49 Das erste Arbeitszeugnis, mit dem bescheinigt wird, daß die Klägerin in der Zeit vom 1. Oktober 1987 bis 31. Oktober 1988 in Teilzeitbeschäftigung arbeitete, enthält keine Angabe, die es erlaubt, die genaue tägliche, wöchentliche oder monatliche Arbeitszeit der Klägerin zu ermitteln. Die Behauptung in der mündlichen Verhandlung, es habe sich um eine Beschäftigung mit Dreiviertel-Arbeitszeit gehandelt, bleibt weiterhin eine reine Behauptung. In der Bewerbung gab die Klägerin überhaupt nicht an, daß es sich um eine Teilzeitbeschäftigung handelte. In Ermangelung weiterer Angaben durfte der Prüfungsausschuß daher die bescheinigte Arbeit als Halbzeitarbeit ansehen; der Prüfungsausschuß hat also keinen offensichtlichen Fehler begangen. Die bescheinigte Arbeitszeit von 13 Monaten durfte daher vom Prüfungsausschuß mit Recht bei der Berufserfahrung wie eine Vollzeitbeschäftigung von 6,5 Monaten berücksichtigt werden.

50 Nach allem hat die Klägerin daher bei Ablauf der Bewerbungsfrist 6,5 Monate (Unternehmen in Soumagne) und 15 Monate (Notar in Lüttich), somit insgesamt 21,5 Monate Berufserfahrung nachgewiesen, wobei unberücksichtigt bleibt, daß die beiden Zeiträume zwischen dem 22. August 1988 und dem 31. Oktober 1988 übereinstimmten. Da in der Ausschreibung des Auswahlverfahrens verlangt wird, daß der Bewerber über eine Berufserfahrung von mindestens zwei Jahren verfügt, hat der Prüfungsausschuß für das Auswahlverfahren daher die Bewerbung der Klägerin abgelehnt, ohne einen Beurteilungsfehler zu begehen oder gegen die Ausschreibung des Auswahlverfahrens zu verstossen.

51 Aufgrund aller dieser Erwägungen ist die zweite Rüge ebenfalls zurückzuweisen.

Kostenentscheidung:

Kosten

52 53 Nach Artikel 87 § 2 der Verfahrensordnung des Gerichts ist die unterliegende Partei auf Antrag zur Tragung der Kosten zu verurteilen.
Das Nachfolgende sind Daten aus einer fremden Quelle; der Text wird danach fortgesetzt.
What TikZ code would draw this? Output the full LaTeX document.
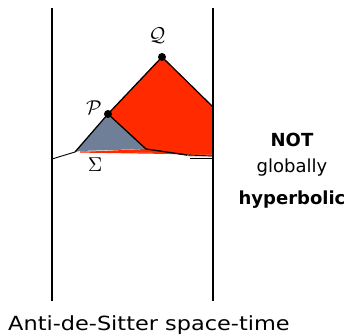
\documentclass[tikz,border=0pt]{standalone}
\usepackage{fontspec}
\setmainfont{DejaVu Sans}
\newfontfamily\widesans[FakeStretch=1.15]{DejaVu Sans}
\usetikzlibrary{calc,positioning}
\definecolor{RegionRed}{HTML}{FF2A00}
\definecolor{DomainGray}{HTML}{6F7F98}
\tikzset{
  wall/.style={draw=black,line width=2.6pt},
  edge/.style={draw=black,line width=1.3pt},
  slice/.style={draw=black,line width=.9pt},
  spot/.style={circle,fill=black,inner sep=0pt,minimum size=8pt},
  ptlabel/.style={scale=2,transform shape,inner sep=0pt},
  sidelabel/.style={font=\fontsize{18}{20}\selectfont,inner sep=0pt,anchor=base}
}

\begin{document}
\begin{tikzpicture}[x=1pt,y=-1pt]
  \useasboundingbox (0,0) rectangle (346,336);
  % boundary of AdS
  \coordinate (LT) at (52,8);
  \coordinate (LB) at (52,301);
  \coordinate (RT) at (213,8);
  \coordinate (RB) at (213,301);
  % points and surface
  \coordinate (Q) at (162,57);
  \coordinate (P) at (108,114);
  \coordinate (S0) at (52,159);
  \coordinate (S1) at (75,152);
  \coordinate (T1) at (146,149);
  \coordinate (S2) at (187,155);
  \coordinate (S3) at (213,156);
  \coordinate (RQ) at (213,107);

  \fill[RegionRed] (P)--(Q)--(RQ)--(S3)--(S2)--(T1)--cycle;
  \fill[RegionRed] (T1)--(S2)--(175,153)--(80,152)--cycle;
  \fill[DomainGray] (S1)--(P)--(T1)--(80,151)--cycle;
  \draw[RegionRed,line width=1.2pt] (80,152)--(176,153.5);
  \fill[black!15] (187,155)--(213,155)--(213,157.5)--(190,157.5)--cycle;

  \draw[edge] (S1)--(P)--(Q)--(RQ);
  \draw[edge] (P)--(T1)--(S2);
  \draw[slice] (S0)--(S1);
  \draw[slice] (176,153.5)--(S2)--(S3);
  \draw[slice] (190,158)--(213,158);

  \draw[wall] (LT)--(LB);
  \draw[wall] (RT)--(RB);

  \node[spot] (q) at (Q) {};
  \node[spot] (p) at (P) {};
  \node[ptlabel] (qlab) at (157,36) {$\mathcal{Q}$};
  \node[ptlabel] (plab) at (94,108) {$\mathcal{P}$};
  \node[ptlabel] (slab) at (95,165) {$\Sigma$};

  \node[sidelabel] (not) at (292,147) {\textbf{NOT}};
  \node[sidelabel] (glob) at (292,173) {globally};
  \node[sidelabel] (hyp) at (292,205) {\textbf{hyperbolic}};
  \node[font=\widesans\fontsize{19.5}{22}\selectfont,anchor=base west,inner sep=0pt]
    (ads) at (8,331) {Anti-de-Sitter space-time};
\end{tikzpicture}
\end{document}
Nach Artikel 88 der Verfahrensordnung tragen jedoch in den Streitsachen zwischen den Gemeinschaften und deren Bediensteten die Organe ihre Kosten selbst.

Tenor:

Aus diesen Gründen

hat

DAS GERICHT (Vierte Kammer)

für Recht erkannt und entschieden:

1) Die Klage wird abgewiesen.

2) Jede Partei trägt ihre eigenen Kosten.